There’s a poetic inversion at play. While fiat currency attempts to preserve value through institutional control, Yudho’s artwork gains power by dissolving it. The more it spreads, the more potent its message becomes.

  1. The Echo of Faith
    “A representation of humanity’s search for higher meaning from a fragmented existence.”

The Echo of Faith (2025) slows everything down. A lone face appears from within a cascade of fragmented lines, dissolving and reassembling. The image is quiet, introspective, and less architectural than Yudho’s other works—but no less loaded.

If the previous pieces critique external systems, this one turns inward. The face is neither whole nor destroyed; it flickers between states.. In that sense, the work becomes a meditation on the self in an age of endless mirroring and erasure.

There are echoes here of Nam June Paik’s video portraits, but also of more spiritual registers: Byzantine icons, or Buddhist sand mandalas, carefully arranged only to be dispersed. Yudho’s glitching pixels enact this same cycle of construction and release, a visual chant more than a narrative.

Conceptually, it aligns with theorist Mark Hansen’s argument that digital media is not just something we view but something we feel: something that reconfigures how we experience our bodies, memories, and identities.
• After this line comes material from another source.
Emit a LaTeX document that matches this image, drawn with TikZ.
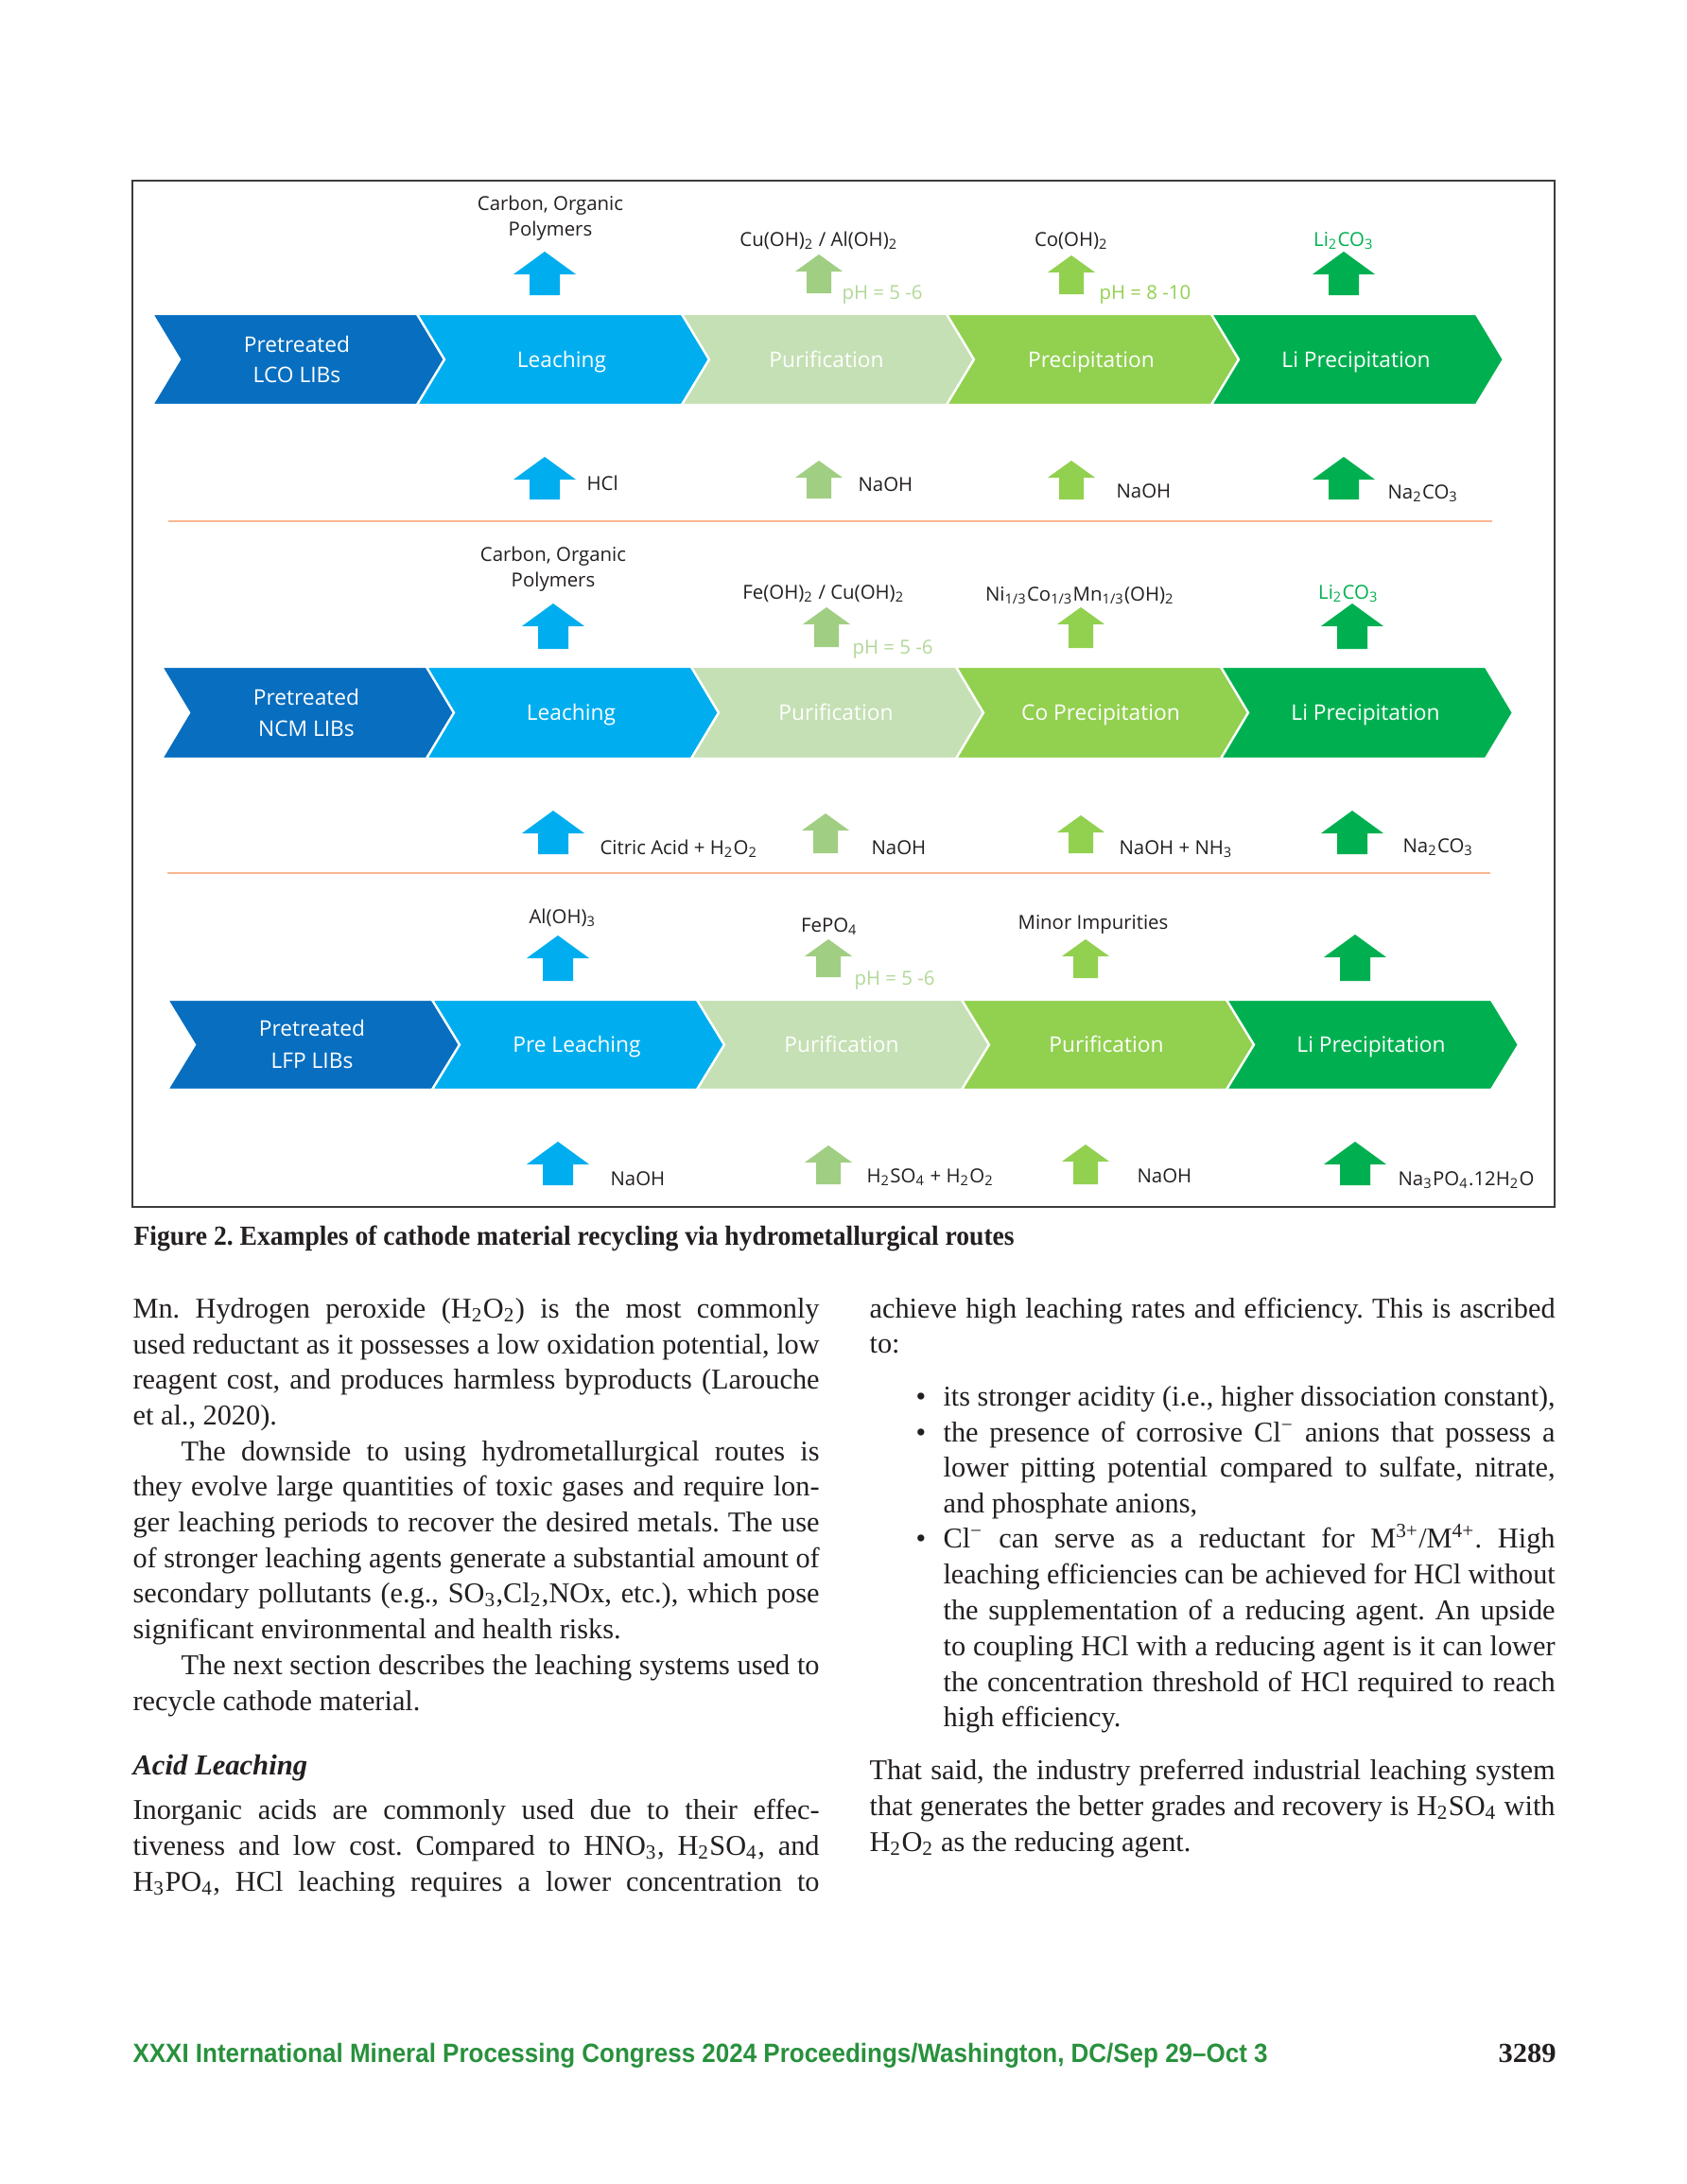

The Echo of Faith suggests that even in the noise, we can find echoes of meaning.

  1. Humanity’s Ascension
    “The symmetry between creation and destruction becomes a fragile paradox.”

If Echo of Faith is internal, Humanity’s Ascension (2024) is cosmic. A human figure composed entirely of stars and light hovers midair, symmetrical and radiant, like a constellation brought to life. The body dissolves into sparks, merging with the environment. It’s a moment of transfiguration, and also of dissolution.

This work brings Yudho’s practice full circle. We began at the edge of chaos; we end with ascension, which in Yudho’s universe, is always unstable. The human form becomes an interface between earth and cosmos, but it’s unclear whether this is evolution or vanishing.

The work recalls the sacred geometry of Hilma af Klint, the techno-mysticism of Ryoji Ikeda, and the pixel-based anatomies of Cory Arcangel. But what’s striking is the emotional resonance. It is bothboth ecstatic and elegiac.

The reflection at the figure’s feet hints at the natural world, now reduced to mere outlines. Yudho reminds us that our desire to transcend is also a desire to consume—to flatten the organic into data, into spectacle. This figure glows not just with potential, but with warning.

Final Reflections

Yudho’s work exists in the tension between visibility and loss, clarity and fragmentation. His “dirty pixels” are not glitches to be fixed, but languages to be spoken. They remind us that we are made of screens and signals, and that sometimes, the truest stories are told not in resolution, but in rupture.

His practice challenges the polished mythologies of both Web2 and Web3. Against a backdrop of algorithmic optimization and curated perfection, Yudho’s pixels behave badly. They scatter, dissolve, swarm, and pulse. They resist containment,and in doing so, they reveal something startlingly human.

As legacy systems dissolve and new ones emerge, Yudho asks: what happens when our symbols fail? What rises in their place? His answer, it seems, is a kind of digital mysticism: an art that accepts the unknowable, the unstable, and the beautifully unresolved.